The Speaker of Parliament, Alban Bagbin on Thursday, November 18 directed the Minster to reverse the decision to stop road toll payments in the country.

The Speaker said in Parliament on Thursday, November 18 that the Minister who is also Member of Parliament for Atiwa West acted wrongly by issuing that command.

“These are policy proposals that the Minister of Finance has presented to the House. Until they are approved nobody has the authority to start implementing something that doesn’t exist.

“Does [the road minister’s order] amount to a disrespect of the House? That is where I may differ.

“The Minister of Roads and Highways, because this is not a court of law, might have misunderstood or misapplied the law and so it is for us to draw his attention and tell him that you have no such authority. In spite of all the legal and linguistic gymnastics that have been displayed, it is very clear that what the minister sought to do he had no such authority to do that.

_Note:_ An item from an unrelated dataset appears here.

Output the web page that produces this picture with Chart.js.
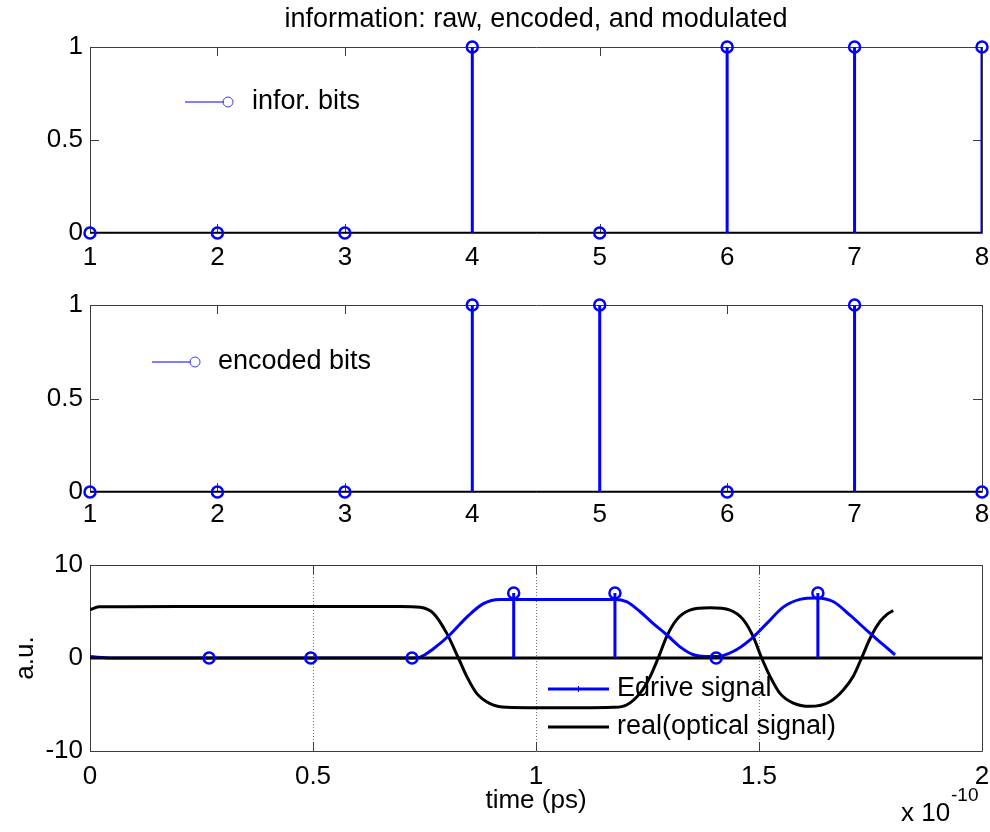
<!DOCTYPE html>
<html>
<head>
<meta charset="utf-8">
<script src="https://cdn.jsdelivr.net/npm/chart.js@4.4.0/dist/chart.umd.min.js"></script>
<style>
body { margin: 0; background: #fff; }
#wrap { position: relative; width: 990px; height: 832px; }
canvas { position: absolute; left: 0; }
</style>
</head>
<body>
<div id="wrap">
<canvas id="c1" width="990" height="280" style="top:0px"></canvas>
<canvas id="c2" width="990" height="260" style="top:280px"></canvas>
<canvas id="c3" width="990" height="292" style="top:540px"></canvas>
</div>
<script>
// bits
const bitIndex = [1, 2, 3, 4, 5, 6, 7, 8];
const inforBits = [0, 0, 0, 1, 0, 1, 1, 1];
const encodedBits = [0, 0, 0, 1, 1, 0, 1, 0];

// sampled drive levels (x 1e-10 s)
const sampleTimes = [0.267, 0.495, 0.722, 0.95, 1.177, 1.404, 1.632];
const sampleLevels = [0, 0, 0, 7, 7, 0, 7];

// Edrive signal
const edriveT = [0, 0.05, 0.2, 0.4, 0.6, 0.72, 0.74, 0.77, 0.807, 0.845, 0.882, 0.919, 0.95, 1.0, 1.1, 1.177,
  1.203, 1.233, 1.263, 1.293, 1.323, 1.353, 1.38, 1.404, 1.442, 1.48, 1.517, 1.555, 1.592, 1.629,
  1.667, 1.704, 1.741, 1.779, 1.805];
const edriveV = [0.15, 0, 0, 0, 0, 0, 0.1, 1.0, 2.5, 4.4, 5.85, 6.3, 6.3, 6.3, 6.3, 6.3,
  6.05, 5.0, 3.7, 2.5, 1.2, 0.35, 0.15, 0.15, 0.7, 1.95, 3.7, 5.5, 6.3, 6.45,
  6.05, 4.6, 3.0, 1.4, 0.35];

// real(optical signal)
const opticalT = [0, 0.02, 0.2, 0.5, 0.695, 0.74, 0.77, 0.8, 0.826, 0.845, 0.867, 0.897, 0.934, 1.0, 1.1,
  1.173, 1.203, 1.233, 1.256, 1.274, 1.293, 1.315, 1.345, 1.39, 1.435, 1.465, 1.487, 1.506, 1.525,
  1.547, 1.577, 1.614, 1.659, 1.689, 1.711, 1.73, 1.749, 1.771, 1.787, 1.801];
const opticalV = [5.2, 5.5, 5.55, 5.55, 5.55, 5.45, 4.8, 2.65, 0, -2.0, -3.8, -4.9, -5.3, -5.35, -5.35,
  -5.3, -5.05, -3.8, -2.0, 0, 2.3, 4.1, 5.15, 5.4, 5.15, 4.1, 2.3, 0, -2.0,
  -3.8, -4.85, -5.2, -4.7, -3.45, -2.0, 0, 2.1, 3.9, 4.7, 5.1];

const bitTicks = [0, 0.5, 1];
const auTicks = [-10, 0, 10];
const timeTicks = [0, 0.5, 1, 1.5, 2];

const FONT = "'Liberation Sans', Arial, Helvetica, sans-serif";
const BLUE = '#0000ff';
Chart.defaults.font.family = FONT;
Chart.defaults.font.size = 26;
Chart.defaults.color = '#000';

function stemSegments(xs, ys) {
    let pts = [];
    for (let i = 0; i < xs.length; i++)
        pts.push({x: xs[i], y: 0}, {x: xs[i], y: ys[i]}, {x: xs[i], y: null});
    return pts;
}

function markers(xs, ys) {
    return xs.map((x, i) => ({x: x, y: ys[i]}));
}

function plainLabel(v) {
    return String(v);
}

// matlab style box with inward ticks
const boxPlugin = {
    id: 'mbox',
    beforeDatasetsDraw(chart) {
        const {ctx, chartArea: a} = chart;
        const xs = chart.scales.x, ys = chart.scales.y;
        ctx.save();
        ctx.strokeStyle = '#3c3c3c';
        ctx.lineWidth = 1;
        ctx.beginPath();
        ctx.rect(a.left + 0.5, a.top + 0.5, a.right - a.left, a.bottom - a.top);
        xs.ticks.forEach(t => {
            const px = Math.round(xs.getPixelForValue(t.value)) + 0.5;
            ctx.moveTo(px, a.bottom); ctx.lineTo(px, a.bottom - 9);
            ctx.moveTo(px, a.top); ctx.lineTo(px, a.top + 9);
        });
        ys.ticks.forEach(t => {
            const py = Math.round(ys.getPixelForValue(t.value)) + 0.5;
            ctx.moveTo(a.left, py); ctx.lineTo(a.left + 9, py);
            ctx.moveTo(a.right, py); ctx.lineTo(a.right - 9, py);
        });
        ctx.stroke();
        ctx.restore();
    }
};

// legend drawn inside the axes, no frame
const legendPlugin = {
    id: 'mlegend',
    afterDatasetsDraw(chart, args, opts) {
        if (!opts.rows) return;
        const ctx = chart.ctx;
        ctx.save();
        opts.rows.forEach(r => {
            const ds = chart.data.datasets[r.index];
            ctx.strokeStyle = ds.borderColor;
            ctx.lineWidth = r.width;
            ctx.beginPath();
            ctx.moveTo(opts.x0, r.y);
            ctx.lineTo(opts.x1, r.y);
            ctx.stroke();
            if (r.marker === 'circle') {
                ctx.lineWidth = 1;
                ctx.strokeStyle = '#3b3bff';
                ctx.beginPath();
                ctx.arc(opts.x1 + 4, r.y, 5, 0, 2 * Math.PI);
                ctx.stroke();
            }
            if (r.marker === 'tick') {
                const mx = (opts.x0 + opts.x1) / 2;
                ctx.lineWidth = 1;
                ctx.beginPath();
                ctx.moveTo(mx, r.y - 3); ctx.lineTo(mx, r.y + 3);
                ctx.stroke();
            }
            ctx.fillStyle = '#000';
            ctx.font = '27px ' + FONT;
            ctx.textAlign = 'left';
            ctx.textBaseline = 'middle';
            ctx.fillText(ds.label, opts.textX, r.y);
        });
        ctx.restore();
    }
};

const exponentPlugin = {
    id: 'mexp',
    afterDraw(chart, args, opts) {
        if (!opts.show) return;
        const ctx = chart.ctx;
        ctx.save();
        ctx.fillStyle = '#000';
        ctx.textAlign = 'left';
        ctx.textBaseline = 'middle';
        ctx.font = '26px ' + FONT;
        ctx.fillText('x 10', 901, 274);
        ctx.font = '19px ' + FONT;
        ctx.fillText('-10', 951, 256);
        ctx.restore();
    }
};

function fixX(h) {
    return s => { s.height = h; s.paddingLeft = 0; s.paddingRight = 0; };
}

function bitChart(id, values, label, axisH, tickPad, legend, title) {
    const data = {
        datasets: [{
                label: label,
                data: markers(bitIndex, values),
                showLine: false,
                borderColor: BLUE,
                pointBorderColor: BLUE,
                pointBackgroundColor: 'rgba(0,0,0,0)',
                pointRadius: 5.5,
                pointBorderWidth: 2.5,
                clip: false,
                order: 0
            }, {
                label: 'stems',
                data: stemSegments(bitIndex, values),
                showLine: true,
                spanGaps: false,
                borderColor: BLUE,
                borderWidth: 3,
                pointRadius: 0,
                order: 1
            }, {
                label: 'baseline',
                data: [{x: bitIndex[0], y: 0}, {x: bitIndex[bitIndex.length - 1], y: 0}],
                showLine: true,
                borderColor: '#000',
                borderWidth: 2.5,
                pointRadius: 0,
                order: 2
            }]
    };
    const config = {
        type: 'scatter',
        data: data,
        options: {
            responsive: false,
            animation: false,
            devicePixelRatio: 1,
            events: [],
            layout: {padding: {top: title ? 0 : 25, right: 8, bottom: 0, left: 0}},
            scales: {
                x: {
                    type: 'linear', min: 1, max: 8,
                    afterBuildTicks: s => { s.ticks = bitIndex.map(v => ({value: v})); },
                    afterFit: fixX(axisH),
                    grid: {display: false, drawTicks: false},
                    border: {display: false},
                    ticks: {padding: tickPad, maxRotation: 0, autoSkip: false, callback: plainLabel}
                },
                y: {
                    type: 'linear', min: 0, max: 1,
                    afterBuildTicks: s => { s.ticks = bitTicks.map(v => ({value: v})); },
                    afterFit: s => { s.width = 90; },
                    grid: {display: false, drawTicks: false},
                    border: {display: false},
                    ticks: {padding: 7, callback: plainLabel}
                }
            },
            plugins: {
                legend: {display: false},
                tooltip: {enabled: false},
                title: title ? {
                    display: true, text: title, fullSize: false,
                    font: {size: 27, weight: 'normal'}, color: '#000',
                    padding: {top: 3, bottom: 11.6}
                } : {display: false},
                mlegend: legend
            }
        },
        plugins: [boxPlugin, legendPlugin]
    };
    new Chart(document.getElementById(id).getContext('2d'), config);
}

bitChart('c1', inforBits, 'infor. bits', 47, 9,
    {x0: 185, x1: 224, textX: 252, rows: [{index: 0, width: 1, marker: 'circle', y: 102}]},
    'information: raw, encoded, and modulated');
bitChart('c2', encodedBits, 'encoded bits', 48, 7,
    {x0: 152, x1: 191, textX: 218, rows: [{index: 0, width: 1, marker: 'circle', y: 82}]},
    null);

function signalChart(id) {
    const data = {
        datasets: [{
                label: 'Edrive signal',
                data: markers(edriveT, edriveV),
                showLine: true,
                borderColor: BLUE,
                borderWidth: 3,
                pointRadius: 0,
                cubicInterpolationMode: 'monotone',
                order: 3
            }, {
                label: 'real(optical signal)',
                data: markers(opticalT, opticalV),
                showLine: true,
                borderColor: '#000',
                borderWidth: 3,
                pointRadius: 0,
                cubicInterpolationMode: 'monotone',
                order: 4
            }, {
                label: 'samples',
                data: markers(sampleTimes, sampleLevels),
                showLine: false,
                borderColor: BLUE,
                pointBorderColor: BLUE,
                pointBackgroundColor: 'rgba(0,0,0,0)',
                pointRadius: 5.5,
                pointBorderWidth: 2.5,
                clip: false,
                order: 0
            }, {
                label: 'stems',
                data: stemSegments(sampleTimes, sampleLevels),
                showLine: true,
                spanGaps: false,
                borderColor: BLUE,
                borderWidth: 3,
                pointRadius: 0,
                order: 1
            }, {
                label: 'baseline',
                data: [{x: timeTicks[0], y: 0}, {x: timeTicks[timeTicks.length - 1], y: 0}],
                showLine: true,
                borderColor: '#000',
                borderWidth: 3,
                pointRadius: 0,
                order: 2
            }]
    };
    const config = {
        type: 'scatter',
        data: data,
        options: {
            responsive: false,
            animation: false,
            devicePixelRatio: 1,
            events: [],
            layout: {padding: {top: 25, right: 8, bottom: 0, left: 0}},
            scales: {
                x: {
                    type: 'linear', min: 0, max: 2,
                    afterBuildTicks: s => { s.ticks = timeTicks.map(v => ({value: v})); },
                    afterFit: fixX(81),
                    grid: {display: true, drawTicks: false, color: 'rgba(0,0,0,0.55)', lineWidth: 1},
                    border: {display: false, dash: [1, 2]},
                    ticks: {padding: 10, maxRotation: 0, autoSkip: false, callback: plainLabel},
                    title: {display: true, text: 'time (ps)', font: {size: 26}, padding: {top: 0, bottom: 16}}
                },
                y: {
                    type: 'linear', min: -10, max: 10,
                    afterBuildTicks: s => { s.ticks = auTicks.map(v => ({value: v})); },
                    afterFit: s => { s.width = 90; },
                    grid: {display: false, drawTicks: false},
                    border: {display: false},
                    ticks: {padding: 7, callback: plainLabel},
                    title: {display: true, text: 'a.u.', font: {size: 26}, padding: {top: 10, bottom: 0}}
                }
            },
            plugins: {
                legend: {display: false},
                tooltip: {enabled: false},
                mlegend: {x0: 548, x1: 609, textX: 617, rows: [
                        {index: 0, width: 3, marker: 'tick', y: 149},
                        {index: 1, width: 3, marker: null, y: 187}
                    ]},
                mexp: {show: true}
            }
        },
        plugins: [boxPlugin, legendPlugin, exponentPlugin]
    };
    new Chart(document.getElementById(id).getContext('2d'), config);
}

signalChart('c3');
</script>
</body>
</html>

“I want to clearly direct that what the Minister has released is complete Brutum Fulmen, it means it is an empty boast, it has no effect and therefore I call on him to honorably withdraw that directive. Failure to do so will be a serious breach of the directive of the speaker and that would amount to contempt of parliament.

“I think that it is proper for us to direct the minister, a member of this house, in fact, a senior member of this house, I think that he might have acted wrongly and therefore I call on him to reverse this decision,” he ruled.

Mr. Kwasi Amoako-Attah, on Wednesday, November 17 directed the cessation of collection of tolls on public roads and bridges effective Thursday, November 18 after Finance Minister Ken Ofori Atta had announced in the 2022 budget statement the cancellation of the tolls.

A press release issued a few hours after the announcement by the Minister of Finance said the directive will take effect from 12:00am Thursday.

“Motorists are kindly advised to approach the locations with caution and observe all safety measures that will be put in place,” the press release said.

But during deliberations on the floor of the House on Thursday, Minority leader Haruna Iddrisu questioned the powers that the Minister relied on to issue this directive when the budget had not been approved by Parliament.

Supporting Mr. Iddrisu’s submission was the lawmaker for Adaklu, Kwame Agbodza.

Mr. Agbodza said “It is quite clear that the Minister sidestepped parliament by pretending that he as a minister, not even the finance minister, has the right to waive taxes in this country. My senior colleague the road minister is a lawyer and a very experienced one. I submit that this action is not mere action.

“To make it quite serious, on Tuesday Mr. Speaker, your Committee on Roads and Transport met and invited the minister of roads and transport to work on a referral which is to build the road between Manfe and Koforidua.

At that meeting, I asked the Ministry representative where the minister was. The response they gave me was the Minister was on an official trip with the president

The Minister should have known that he has no such powers.

In any case, he was not in the jurisdiction. So, Mr. Speaker, we want you to direct that the Minister has no such powers to waive the payment of charges in this country except Parliament. Mr. Speaker direct that the Minister rescind his decision, if he so wishes he should present that to parliament.”

For his part, Member of Parliament for Abuakwa South, Samuel Atta Akyea, defended the Minister saying he did not disrespect Parliament and the laws by issuing that order when the budget had not been approved.

He said “Even in the Supreme Court, with the greatest of respect Mr. Speaker, sometimes there is a misreading of the law which does not amount to the fact that the law lords are disrespecting the law. So at such a time that we made that distinction, we cannot attribute to the honourable Minister for Roads and Highways he is disrespecting the law.”

He added “Probably, with the greatest of respect, this could be an administrative error which should not be, it happens.”